The US government is to drop charges against two officials of the US’ most powerful pro-Israel lobby group accused of spying for the Jewish state because earlier court rulings had made the case unwinnable and the trial would disclose classified information.
The two accused men, Steven Rosen and Keith Weissman, worked for the American Israel Public Affairs Committee (AIPAC), which helps drives major funding for some US members of Congress.
They were accused of providing defense secrets to Naor Gilon, the chief political officer at the Israeli embassy in Washington, about US policy toward Iran and al-Qaeda in league with a former Pentagon analyst who has since been jailed for 12 years.
Dana Boente, who was prosecuting the case in Virginia, said the case was dropped because pre-trial court rulings had complicated the government’s case by requiring a higher level of proof of intent to spy.
The court said the prosecution would have to prove not only that the pair had passed on classified information but that they intended to harm the US in doing so.
Rosen and Weissman argued they were merely using the back-channel contacts with government officials, lobbyists and diplomats that are common in Washington.
The defense intended to call former US secretary of state Condoleezza Rica and other officials to establish that the government regularly used AIPAC to discreetly send information to Israel.

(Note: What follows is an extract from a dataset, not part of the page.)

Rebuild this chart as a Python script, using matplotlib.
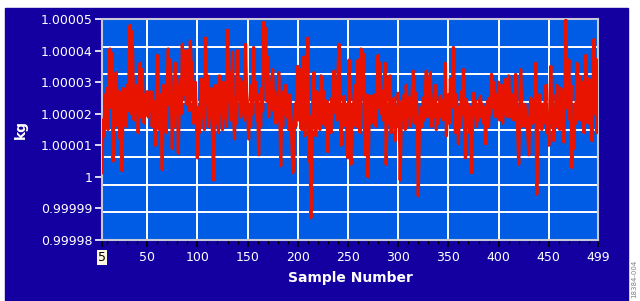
import numpy as np
import matplotlib
matplotlib.use('Agg')
import matplotlib.pyplot as plt
from matplotlib.patches import Rectangle
from matplotlib.ticker import FixedLocator, MultipleLocator

# sample numbers 5..499
first_sample = 5
last_sample = 499

# deviation from 1 kg, in units of 1e-5 kg
dev_e5 = [
    0.13, 1.8, 1.3, 2.6, 1.9, 2.8, 1.5, 3.2, 4.05, 2.2, 3.9, 0.5, 2.9, 1.8, 3.3, 2.4, 1.6, 2.7, 1.2, 2.5,
    0.2, 2.8, 1.9, 2.3, 1.6, 2.9, 2.1, 3.4, 4.8, 2.0, 4.6, 3.1, 1.8, 2.6, 2.1, 2.9, 1.4, 2.5, 3.6, 1.9,
    3.4, 2.3, 1.7, 2.6, 2.0, 2.7, 1.9, 2.5, 2.2, 2.7, 1.6, 2.4, 1.8, 1.0, 2.3, 3.85, 3.2, 1.5, 2.6, 1.9,
    0.23, 2.9, 1.7, 2.5, 1.4, 3.0, 4.05, 2.3, 3.7, 2.8, 0.9, 2.5, 1.6, 3.6, 2.2, 2.9, 0.75, 2.6, 3.1, 2.0,
    4.2, 2.6, 3.8, 4.0, 2.3, 3.3, 4.0, 2.1, 4.3, 3.2, 3.6, 1.7, 2.5, 3.0, 1.8, 0.6, 2.2, 1.4, 2.4, 3.1,
    1.9, 2.7, 1.5, 4.4, 2.6, 3.2, 1.6, 2.4, 1.9, 2.8, 1.3, -0.1, 2.0, 2.9, 1.7, 2.3, 1.4, 3.2, 2.1, 2.8,
    1.5, 3.0, 1.9, 2.6, 1.6, 4.65, 2.4, 3.3, 1.8, 2.7, 3.95, 2.0, 1.2, 2.5, 1.7, 4.0, 2.6, 3.1, 1.9, 2.4,
    3.0, 2.2, 1.8, 4.2, 2.7, 2.3, 1.2, 2.2, 1.6, 2.9, 2.0, 4.1, 2.5, 3.0, 1.8, 2.6, 0.7, 2.3, 1.6, 2.8,
    2.1, 4.9, 3.2, 4.7, 2.4, 3.8, 1.9, 2.7, 2.2, 3.0, 3.4, 2.1, 2.7, 1.7, 2.5, 1.8, 3.3, 2.2, 0.35, 2.4,
    1.6, 2.7, 2.0, 2.9, 1.9, 2.4, 1.5, 2.6, 2.0, 1.2, 0.13, 0.6, 2.3, 1.6, 2.8, 3.5, 1.8, 2.6, 3.4, 1.5,
    2.4, 3.8, 1.3, 2.9, 2.2, 4.4, 0.5, 1.9, -1.3, 1.2, 2.6, 3.3, 2.0, 1.3, 2.7, 1.9, 2.5, 1.5, 3.2, 2.3,
    1.7, 2.7, 2.1, 1.6, 2.4, 0.8, 2.2, 1.9, 1.4, 2.5, 2.0, 3.35, 2.2, 3.0, 1.8, 3.3, 4.2, 2.4, 1.0, 2.1,
    1.6, 2.55, 1.9, 2.3, 1.4, 0.6, 3.7, 1.0, 0.4, 2.3, 1.8, 2.5, 2.9, 1.6, 2.2, 3.7, 2.4, 1.4, 4.05, 2.6,
    3.9, 2.1, 0.7, 1.9, 2.6, 0.0, 1.8, 2.55, 1.7, 2.4, 1.9, 2.6, 2.1, 1.6, 2.8, 3.85, 2.2, 3.6, 2.0, 2.7,
    1.8, 2.5, 3.6, 0.4, 2.1, 1.7, 2.6, 3.2, 1.4, 2.3, 1.8, 2.5, 1.15, 2.2, 1.6, 2.65, 2.0, -0.1, 1.7, 2.4,
    1.9, 2.6, 1.5, 2.9, 2.3, 1.9, 2.5, 1.6, 2.2, 2.8, 3.35, 1.7, 2.4, 2.65, 1.8, -0.6, 1.3, 1.9, 2.2, 1.6,
    2.5, 1.8, 2.7, 3.35, 1.9, 3.1, 2.3, 3.3, 1.6, 2.3, 1.9, 2.6, 2.9, 1.5, 2.2, 1.7, 2.3, 2.55, 1.9, 2.4,
    1.8, 2.6, 3.6, 1.3, 2.1, 2.6, 1.7, 3.1, 2.2, 2.8, 4.1, 2.4, 1.4, 2.6, 1.9, 1.05, 2.2, 1.6, 2.7, 2.0,
    3.4, 1.8, 0.6, 2.45, 1.7, 2.3, 1.4, 2.2, 0.13, 1.6, 2.65, 2.0, 2.4, 1.6, 2.2, 1.8, 2.4, 2.55, 1.9, 2.3,
    1.7, 2.2, 1.05, 2.0, 2.4, 1.6, 2.5, 2.0, 3.25, 2.2, 3.0, 2.4, 1.9, 2.6, 2.1, 3.0, 1.8, 2.5, 2.9, 1.7,
    2.4, 2.0, 3.1, 2.2, 1.9, 3.2, 2.5, 1.9, 2.1, 2.6, 1.8, 2.4, 3.25, 2.0, 1.5, 0.4, 2.1, 3.4, 2.3, 1.8,
    1.6, 2.3, 2.0, 1.9, 1.4, 0.7, 1.8, 2.5, 2.2, 1.7, 2.4, 1.9, 3.6, -0.55, 1.6, 2.1, 2.6, 1.8, 1.5, 2.3,
    1.7, 2.2, 2.9, 1.4, 2.0, 1.0, 2.3, 3.5, 1.9, 2.6, 1.15, 2.0, 1.6, 2.9, 1.7, 2.4, 1.5, 2.8, 2.1, 1.6,
    1.1, 2.6, 4.97, 2.2, 3.1, 3.7, 1.8, 2.9, 0.3, 1.5, 0.9, 2.3, 1.7, 3.6, 2.0, 3.2, 1.8, 2.4, 3.0, 1.9,
    1.4, 2.6, 3.85, 2.2, 1.7, 3.1, 2.4, 1.9, 1.15, 2.6, 4.35, 2.0, 3.73, 1.4, 3.35,
]

x_ticks = [5, 50, 100, 150, 200, 250, 300, 350, 400, 450, 499]
y_ticks = [0.99998, 0.99999, 1.0, 1.00001, 1.00002, 1.00003, 1.00004, 1.00005]
y_labels = ['0.99998', '0.99999', '1', '1.00001', '1.00002', '1.00003', '1.00004', '1.00005']

NAVY = '#1400a0'
PLOT_BLUE = '#005ce4'
RED = '#e81400'

samples = np.arange(first_sample, last_sample + 1)
mass = 1 + np.array(dev_e5) * 1e-5

fig = plt.figure(figsize=(6.4, 3.01), dpi=100, facecolor='white')
bg = Rectangle((5 / 640, 0), 623 / 640, 293 / 301,
               transform=fig.transFigure, color=NAVY, zorder=-10)
fig.add_artist(bg)

ax = fig.add_axes([102 / 640, 61 / 301, 496 / 640, 221 / 301])
ax.set_facecolor(PLOT_BLUE)
ax.plot(samples, mass, color=RED, lw=2.3, zorder=3)

ax.set_xlim(5, 499)
ax.set_ylim(0.99998, 1.00005)

# x axis
ax.xaxis.set_major_locator(FixedLocator(x_ticks))
ax.xaxis.set_minor_locator(MultipleLocator(10))
ax.set_xticklabels([str(t) for t in x_ticks])
ax.tick_params(axis='x', which='major', length=5, width=1.2, color='black',
               labelcolor='white', labelsize=9, pad=3)
ax.tick_params(axis='x', which='minor', length=3, width=1, color='black')
ax.get_xticklabels()[0].set_color('black')
ax.get_xticklabels()[0].set_bbox(dict(facecolor='#fff8e0', edgecolor='none', pad=0.5))

# y axis
ax.yaxis.set_major_locator(FixedLocator(y_ticks))
ax.set_yticklabels(y_labels)
grid_levels = np.linspace(0.99998, 1.00005, 9)[1:-1]
ax.yaxis.set_minor_locator(FixedLocator(grid_levels))
ax.tick_params(axis='y', which='major', length=5, width=1.2, color='white',
               labelcolor='white', labelsize=9, pad=2)
ax.tick_params(axis='y', which='minor', length=0)

ax.grid(axis='x', which='major', color='white', lw=1.4, zorder=1)
ax.grid(axis='y', which='minor', color='white', lw=1.4, zorder=1)
ax.set_axisbelow(True)
for s in ax.spines.values():
    s.set_color('#c8c8d8')
    s.set_linewidth(1.5)

ax.set_xlabel('Sample Number', color='white', fontsize=10, fontweight='bold', labelpad=5)
ax.set_ylabel('kg', color='white', fontsize=10, fontweight='bold', labelpad=9)

fig.text(634 / 640, 22 / 301, '18384-004', rotation=90, fontsize=5,
         color='#808080', ha='center', va='center')

fig.savefig('out.png', dpi=100, facecolor='white')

A former Pentagon analyst, Lawrence Franklin, has already pleaded guilty to disclosing classified information to Rosen and Weissman.
The dropping of the charges will come as a relief to AIPAC because the case threatened to overshadow its annual conference this weekend at which it parades support from US politicians. It was also an embarrassment which laid the lobby group open to charges of putting Israel’s interests above those of the US.
The case has been further complicated by allegations that a member of the US Congress, Jane Harman, told an Israeli agent that she would pressure the justice department to reduce spying charges against the two former AIPAC officials.
A report in the political publication Congressional Quarterly said the Israeli agent allegedly offered to get a wealthy donor who helps fund election campaigns for Nancy Pelosi, the then minority leader in the House of Representatives, to pressure Pelosi to appoint Harman to a senior position on the congressional intelligence committee.
Harman reportedly finished the discussion with the Israeli spy by saying: “This conversation does not exist.”
Congressional Quarterly obtained a transcript of the tape recorded by the National Security Agency, but Harman has denied the allegations.
An FBI investigation of Harman was dropped after the intervention of then-president George W. Bush’s attorney-general, Alberto Gonzales.